COLUMBUS, Ohio — At this point in the pandemic, you may know someone who experienced a so-called "breakthrough" case of COVID-19. Meaning, a person gets infected with the virus after they were fully vaccinated.
Three vaccinated Ohioans said testing positive brought up feelings of either worry, anger, or guilt.
Jennifer Hall, a teacher in Butler County, was eager to return work after a year at home while going through treatment for breast cancer.
"I'm finding it hard not to be angry,” Hall said.
Not long after getting back to work this school year she tested positive for COVID.
“I thought I was doing everything I possibly could to minimize the risks,” she explained. "I am just so disappointed that we haven't stepped up and eradicated this virus when we had the chance."
Jon Cameron, a father, had a breakthrough case during the delta surge. He said was worried about passing the virus on to his kids ages nine and eleven.
"I still can't really smell 100%,” he explained.
And Lisa Stone, a mother in Mansfield, said she got vaccinated as soon as she could because she has a compromised immune system.
"I was really upset that I somehow managed to catch it,” she said.
Three different people with what experts call a post-vaccination infection. While their experiences were different they all agree on this:
"It would have been a hell of a lot worse if I wasn't vaccinated,” Cameron said.

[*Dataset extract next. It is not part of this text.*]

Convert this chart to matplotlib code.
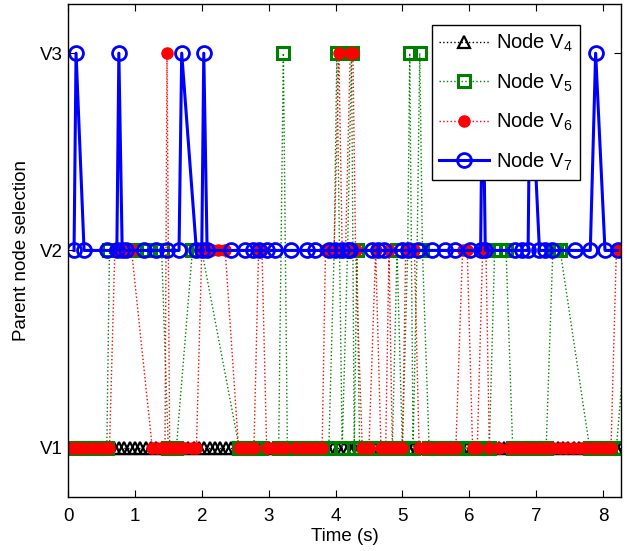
import matplotlib
matplotlib.use('Agg')
from matplotlib import pyplot as plt

plt.rcParams['font.family'] = ['Liberation Sans', 'DejaVu Sans']
plt.rcParams['mathtext.fontset'] = 'custom'
plt.rcParams['mathtext.rm'] = 'Liberation Sans'
plt.rcParams['mathtext.it'] = 'Liberation Sans'

# parent selection: 1 = V1, 2 = V2, 3 = V3
v4_t = [0.12, 0.2, 0.28, 0.36, 0.44, 0.52, 0.6, 0.68, 0.76, 0.84, 0.92, 1.0,
        1.08, 1.16, 1.24, 1.32, 1.4, 1.48, 1.56, 1.64, 1.72, 1.8, 1.88, 1.96,
        2.04, 2.12, 2.2, 2.28, 2.36, 2.44, 2.52, 2.6, 2.68, 2.76, 2.84, 2.92,
        3.0, 3.08, 3.16, 3.24, 3.32, 3.4, 3.48, 3.56, 3.64, 3.72, 3.8, 3.88,
        3.96, 4.04, 4.12, 4.2, 4.28, 4.36, 4.44, 4.52, 4.6, 4.68, 4.76, 4.84,
        4.92, 5.0, 5.08, 5.16, 5.24, 5.32, 5.4, 5.48, 5.56, 5.64, 5.72, 5.8,
        5.88, 5.96, 6.04, 6.12, 6.2, 6.28, 6.36, 6.44, 6.52, 6.6, 6.68, 6.76,
        6.84, 6.92, 7.0, 7.08, 7.16, 7.24, 7.32, 7.4, 7.48, 7.56, 7.64, 7.72,
        7.8, 7.88, 7.96, 8.04, 8.12, 8.2, 8.27]
v4_p = [1] * len(v4_t)

v5_t = [0.12, 0.2, 0.3, 0.4, 0.5, 0.58, 0.62, 0.9, 1.0, 1.1, 1.2, 1.3, 1.4,
        1.5, 1.56, 1.62, 1.86, 1.95, 2.0, 2.56, 2.64, 2.72, 2.8, 2.88, 3.15,
        3.22, 3.28, 3.4, 3.5, 3.6, 3.7, 3.8, 3.9, 3.98, 4.02, 4.06, 4.1,
        4.18, 4.24, 4.28, 4.32, 4.36, 4.45, 4.55, 4.65, 4.75, 4.85, 4.92,
        5.0, 5.08, 5.11, 5.16, 5.22, 5.26, 5.3, 5.4, 5.5, 5.6, 5.7, 5.8, 5.9,
        6.0, 6.1, 6.2, 6.3, 6.38, 6.46, 6.55, 6.65, 6.75, 6.85, 6.95, 7.05,
        7.15, 7.25, 7.3, 7.36, 7.8, 7.9, 8.0, 8.1, 8.2, 8.45]
v5_p = [1, 1, 1, 1, 1, 1, 2, 2, 2, 2, 2, 2, 2,
        1, 1, 1, 2, 2, 2, 1, 1, 1, 1, 1, 1,
        3, 1, 1, 1, 1, 1, 1, 1, 2, 3, 2, 1,
        2, 3, 1, 2, 1, 1, 1, 1, 1, 1, 2,
        1, 2, 3, 1, 2, 3, 2, 1, 1, 1, 1, 1, 1,
        1, 1, 1, 1, 2, 2, 2, 1, 1, 1, 1, 1,
        1, 2, 2, 2, 1, 1, 1, 1, 1, 2]

v6_t = [0.0, 0.08, 0.15, 0.22, 0.35, 0.45, 0.55, 0.62, 0.7, 0.78, 0.85,
        0.95, 1.26, 1.33, 1.4, 1.45, 1.48, 1.52, 1.6, 1.67, 1.75, 1.85, 1.92,
        2.0, 2.08, 2.15, 2.25, 2.35, 2.55, 2.62, 2.7, 2.78, 2.85, 2.9, 2.97,
        3.05, 3.15, 3.25, 3.4, 3.5, 3.6, 3.7, 3.8, 3.85, 3.92, 3.98, 4.05,
        4.1, 4.15, 4.22, 4.26, 4.3, 4.4, 4.5, 4.6, 4.68, 4.75, 4.8, 4.85,
        4.92, 5.0, 5.05, 5.12, 5.18, 5.25, 5.32, 5.38, 5.5, 5.58, 5.65, 5.72,
        5.8, 5.9, 5.97, 6.05, 6.12, 6.2, 6.25, 6.3, 6.45, 6.6, 6.68, 6.75,
        6.85, 6.95, 7.05, 7.15, 7.25, 7.35, 7.45, 7.55, 7.65, 7.75, 7.85,
        7.95, 8.05, 8.12, 8.2, 8.25]
v6_p = [1, 1, 1, 1, 1, 1, 1, 1, 2, 2, 2,
        2, 1, 1, 1, 1, 3, 1, 1, 1, 1, 1, 1,
        2, 2, 2, 2, 2, 1, 1, 1, 1, 2, 2, 1,
        1, 1, 1, 1, 1, 1, 1, 1, 2, 2, 2, 3,
        2, 2, 3, 3, 2, 1, 1, 2, 1, 1, 2, 1,
        1, 1, 2, 2, 2, 1, 1, 1, 1, 1, 1, 1,
        1, 2, 2, 1, 1, 2, 2, 1, 1, 1, 1, 1,
        1, 1, 1, 1, 1, 1, 1, 1, 1, 1, 1,
        1, 1, 1, 2, 2]

v7_t = [0.09, 0.12, 0.24, 0.58, 0.73, 0.76, 0.81, 0.87, 1.14, 1.32, 1.48,
        1.66, 1.7, 1.92, 2.0, 2.03, 2.08, 2.44, 2.64, 2.76, 2.86, 2.97, 3.09,
        3.34, 3.57, 3.69, 3.91, 3.99, 4.09, 4.18, 4.21, 4.55, 4.63, 4.73,
        4.99, 5.08, 5.23, 5.44, 5.63, 5.78, 6.01, 6.17, 6.2, 6.24, 6.68,
        6.79, 6.88, 6.91, 7.05, 7.13, 7.24, 7.58, 7.81, 7.89, 8.03, 8.22]
v7_p = [2, 3, 2, 2, 2, 3, 2, 2, 2, 2, 2,
        2, 3, 2, 2, 3, 2, 2, 2, 2, 2, 2, 2,
        2, 2, 2, 2, 2, 2, 2, 2, 2, 2, 2,
        2, 2, 2, 2, 2, 2, 2, 2, 3, 2, 2,
        2, 2, 3, 2, 2, 2, 2, 2, 3, 2, 2]

fig = plt.figure(figsize=(6.27, 5.51), dpi=100)
ax = fig.add_axes([0.1085, 0.098, 0.882, 0.895])

ax.plot(v4_t, v4_p, ':', color='k', lw=1, marker='^', ms=9, mfc='none',
        mec='k', mew=1.6, label='Node V$_4$')
ax.plot(v5_t, v5_p, ':', color='#008000', lw=1, marker='s', ms=9, mfc='none',
        mec='#008000', mew=2.2, label='Node V$_5$')
ax.plot(v6_t, v6_p, ':', color='r', lw=1, marker='o', ms=8, mfc='r',
        mec='r', label='Node V$_6$')
ax.plot(v7_t, v7_p, '-', color='b', lw=2.2, marker='o', ms=10, mfc='none',
        mec='b', mew=2, label='Node V$_7$')

ax.set_xlim(0, 8.27)
ax.set_ylim(0.75, 3.25)
ax.set_xticks(range(9))
ax.set_yticks([1, 2, 3])
ax.set_yticklabels(['V1', 'V2', 'V3'])
ax.tick_params(direction='in', top=True, right=True, labelsize=13.5, length=5)
ax.tick_params(axis='x', pad=8)
for s in ax.spines.values():
    s.set_linewidth(1)
ax.set_xlabel('Time (s)', fontsize=13.5, labelpad=2)
ax.set_ylabel('Parent node selection', fontsize=13.5, labelpad=7)

leg = ax.legend(loc='upper right', bbox_to_anchor=(0.926, 0.957), numpoints=1,
                fontsize=14.5, handlelength=2.5, labelspacing=0.85,
                fancybox=False, framealpha=1, edgecolor='k', borderpad=0.35,
                handletextpad=0.35, borderaxespad=0)
leg.get_frame().set_linewidth(1)

fig.savefig('out.png', dpi=100)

OhioHealth's Dr. Joe Gastaldo said there's truth to that.
“After you're vaccinated, you have two parts of your immune system that are stimulated: your antibody titers or your antibody levels, those naturally come down. But actually, what's more important are the induction of long-lasting memory cells,” he explained. “If somebody has a post-vaccination infection because their antibody levels are lower, guess what you got your memory cells that are going to ramp up, you're going to have your antibody titers come up a lot quicker, and you're going to really clear the virus a lot quicker. I have seen many patients and healthcare workers who've had post-vaccination infections, and many of those people were either asymptomatic or had mild cold or flu symptoms. And that's really a reflection of the vaccine working.”
According to the CDC the risk of hospitalization and death is much lower for fully vaccinated people.
Right now the CDC is leading multiple studies and monitoring breakthrough cases to identify any potential trends with age of people infected, whether they have underlying medical conditions, if a specific variant caused a breakthrough, and what brand of vaccine someone with a breakthrough case received.
"We really need to have good transmission studies with COVID-19 and those who are fully vaccinated,” Dr. Gastaldo said.
Jennifer Hall who experienced a breakthrough case said she will pay close attention to see what that research reveals.
"I had every symptom but not for very long,” Hall said. "I still have the cough."
While we all wait for that research to determine what the risk is for spreading the virus among vaccinated people -- experts still say getting vaccinated the best way to protect against infection and transmission.